Imagine that we did somehow manage to design, say, a fleet of cars with fully automated car-building factories inside, able to produce new cars — and not just normal new cars, but new cars with fully automated car-building factories inside them. Who could seriously believe that if we left these cars alone for a long time, the accumulation of duplication errors made as they reproduced themselves would result in anything other than devolution, and eventually could even be organized by selective forces into more advanced automobile models?

A More Careful Look

But I don’t think this makes sufficiently clear what a difficult task it would be to create truly self-replicating cars. So let’s look at this more carefully. We know how to build a simple Ford Model T car. Now let’s build a factory inside this car, so that it can produce Model T cars automatically. We’ll call the new car, with the Model T factory inside, a “Model U.” A car with an entire automobile factory inside, which never requires any human intervention, is far beyond our current technology, but it doesn’t seem impossible that future generations might be able to build a Model U. 

Of course, the Model U cars are not self-replicators, because they can only construct simple Model T’s. So let’s add more technology to this car so that it can build Model U’s, that is, Model T’s with car-building factories inside. This new “Model V” car, with a fully automated factory inside capable of producing Model U’s (which are themselves far beyond our current technology), would be unthinkably complex. But is this new Model V now a self-replicator? No, because it only builds the much simpler Model U. The Model V species will become extinct after two generations, because their children will be Model U’s, and their grandchildren will be infertile Model T’s! 

So Back to Work 

Each time we add technology to this car, to move it closer to the goal of reproduction, we only move the goalposts, because now we have a more complicated car to reproduce. It seems that the new models would grow exponentially in complexity, and one begins to wonder if it is even theoretically possible to create self-replicating machines. Yet we see such machines all around us in the living world. You and I are two examples. And here we have ignored the very difficult question of where these cars get the metals and rubber and other raw materials they need to supply their factories.
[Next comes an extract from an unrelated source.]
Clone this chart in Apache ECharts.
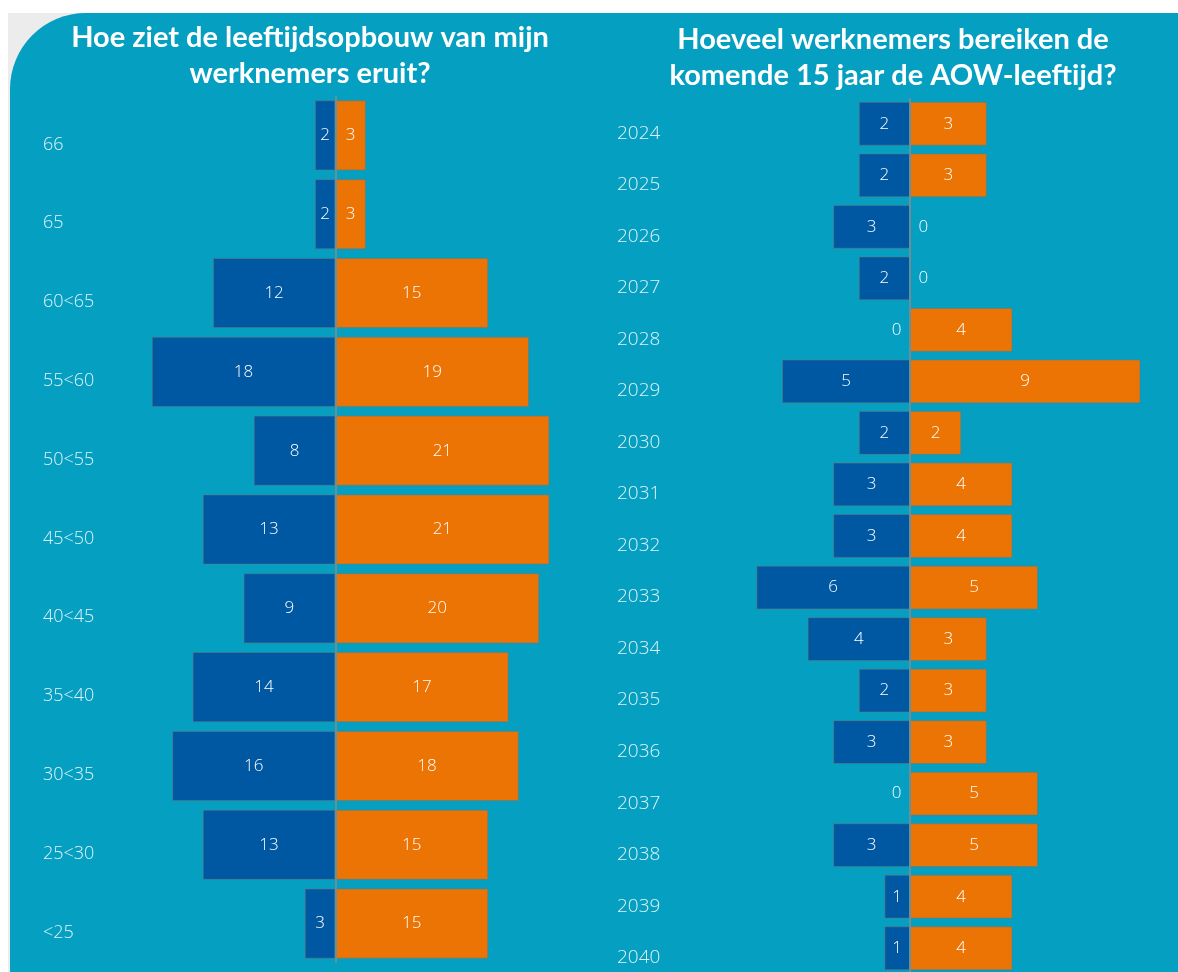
<!DOCTYPE html>
<html>
<head>
<meta charset="utf-8">
<script src="https://cdn.jsdelivr.net/npm/echarts@6/dist/echarts.min.js"></script>
<style>
  html, body { margin: 0; padding: 0; background: #ffffff; }
  #wrap { position: relative; width: 1178px; height: 972px; overflow: hidden; }
  #grey { position: absolute; left: 8px; top: 13px; right: 0; bottom: 0; background: #ececec; }
  #teal { position: absolute; left: 10px; top: 13px; right: 0; bottom: 0; background: #049fc1; border-top-left-radius: 76px 76px; }
  #chart { position: absolute; left: 0; top: 0; width: 1178px; height: 972px; }
</style>
</head>
<body>
<div id="wrap">
  <div id="grey"></div>
  <div id="teal"></div>
  <div id="chart"></div>
</div>
<script>
// ---- data ----
const titleLeft = 'Hoe ziet de leeftijdsopbouw van mijn\nwerknemers eruit?';
const titleRight = 'Hoeveel werknemers bereiken de\nkomende 15 jaar de AOW-leeftijd?';

const ageGroups = ['66', '65', '60<65', '55<60', '50<55', '45<50', '40<45', '35<40', '30<35', '25<30', '<25'];
const ageMen    = [2, 2, 12, 18, 8, 13, 9, 14, 16, 13, 3];
const ageWomen  = [3, 3, 15, 19, 21, 21, 20, 17, 18, 15, 15];

const years      = ['2024','2025','2026','2027','2028','2029','2030','2031','2032','2033','2034','2035','2036','2037','2038','2039','2040'];
const aowMen     = [2, 2, 3, 2, 0, 5, 2, 3, 3, 6, 4, 2, 3, 0, 3, 1, 1];
const aowWomen   = [3, 3, 0, 0, 4, 9, 2, 4, 4, 5, 3, 3, 3, 5, 5, 4, 4];

// ---- style ----
const BLUE = '#0057a2';
const ORANGE = '#ec7404';
const LABEL_FONT = '"Open Sans", "DejaVu Sans", sans-serif';
const TITLE_FONT = 'Lato, "Open Sans", sans-serif';

function leftData(arr) {
  return arr.map(v => v === 0 ? { value: 0, label: { position: 'left', distance: 8 } } : -v);
}
function rightData(arr) {
  return arr.map(v => v === 0 ? { value: 0, label: { position: 'right', distance: 8 } } : v);
}
const barLabel = {
  show: true,
  position: 'inside',
  color: '#ffffff',
  fontFamily: LABEL_FONT,
  fontSize: 17,
  fontWeight: 300,
  formatter: p => String(Math.abs(p.value))
};
const centerLine = {
  silent: true,
  symbol: 'none',
  label: { show: false },
  lineStyle: { color: '#6a8f99', width: 2, type: 'solid' },
  data: [{ xAxis: 0 }]
};
const itemBorder = { borderColor: 'rgba(110,120,120,0.55)', borderWidth: 1 };

const chart = echarts.init(document.getElementById('chart'), null, { renderer: 'canvas' });
chart.setOption({
  animation: false,
  backgroundColor: 'transparent',
  graphic: [
    { type: 'text', x: 310, y: 56, z: 100,
      style: { text: titleLeft, fill: '#ffffff', font: 'bold 29px ' + TITLE_FONT, textAlign: 'center', textVerticalAlign: 'middle', lineHeight: 36 } },
    { type: 'text', x: 893, y: 58, z: 100,
      style: { text: titleRight, fill: '#ffffff', font: 'bold 29px ' + TITLE_FONT, textAlign: 'center', textVerticalAlign: 'middle', lineHeight: 36 } }
  ],
  grid: [
    { left: 60, top: 96, width: 520, height: 867, outerBoundsMode: 'none' },
    { left: 654, top: 98, width: 512, height: 876, outerBoundsMode: 'none' }
  ],
  xAxis: [
    { gridIndex: 0, type: 'value', min: -27, max: 24, show: false },
    { gridIndex: 1, type: 'value', min: -10, max: 10, show: false }
  ],
  yAxis: [
    { gridIndex: 0, type: 'category', data: ageGroups, inverse: true,
      axisLine: { show: false, onZero: false }, axisTick: { show: false }, splitLine: { show: false },
      axisLabel: { align: 'left', verticalAlign: 'top', margin: 17, color: 'rgba(255,255,255,0.88)', fontFamily: LABEL_FONT, fontSize: 18, fontWeight: 300 } },
    { gridIndex: 1, type: 'category', data: years, inverse: true,
      axisLine: { show: false, onZero: false }, axisTick: { show: false }, splitLine: { show: false },
      axisLabel: { align: 'left', verticalAlign: 'top', margin: 37, color: 'rgba(255,255,255,0.88)', fontFamily: LABEL_FONT, fontSize: 19, fontWeight: 300 } }
  ],
  series: [
    { type: 'bar', name: 'Mannen', xAxisIndex: 0, yAxisIndex: 0, barGap: '-100%', barCategoryGap: '11%',
      data: leftData(ageMen), itemStyle: Object.assign({ color: BLUE }, itemBorder), label: barLabel },
    { type: 'bar', name: 'Vrouwen', xAxisIndex: 0, yAxisIndex: 0, barGap: '-100%', barCategoryGap: '11%',
      data: rightData(ageWomen), itemStyle: Object.assign({ color: ORANGE }, itemBorder), label: barLabel,
      markLine: centerLine },
    { type: 'bar', name: 'Mannen AOW', xAxisIndex: 1, yAxisIndex: 1, barGap: '-100%', barCategoryGap: '15%',
      data: leftData(aowMen), itemStyle: Object.assign({ color: BLUE }, itemBorder), label: barLabel },
    { type: 'bar', name: 'Vrouwen AOW', xAxisIndex: 1, yAxisIndex: 1, barGap: '-100%', barCategoryGap: '15%',
      data: rightData(aowWomen), itemStyle: Object.assign({ color: ORANGE }, itemBorder), label: barLabel,
      markLine: centerLine }
  ]
});
</script>
</body>
</html>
Of course, materialists will say that evolution didn’t create advanced self-replicating machines directly. Instead, it only took a first simple self-replicator and gradually evolved it into more and more advanced self-replicators. But beside the fact that human engineers still have no idea how to create any “simple” self-replicating machine, the point is, evolutionists are attributing to natural causes the ability to create things much more advanced than self-replicating cars (for example, self-replicating humans), which seem impossible, or virtually impossible, to design. I conceded in my earlier post (and in my video “A Summary of the Evidence for Intelligent Design”) that human engineers might someday construct a self-replicating machine. But even if they do, that will not show that life could have arisen through natural processes. It will only have shown that it could have arisen through design.

For the rest of the article, see Evolution News.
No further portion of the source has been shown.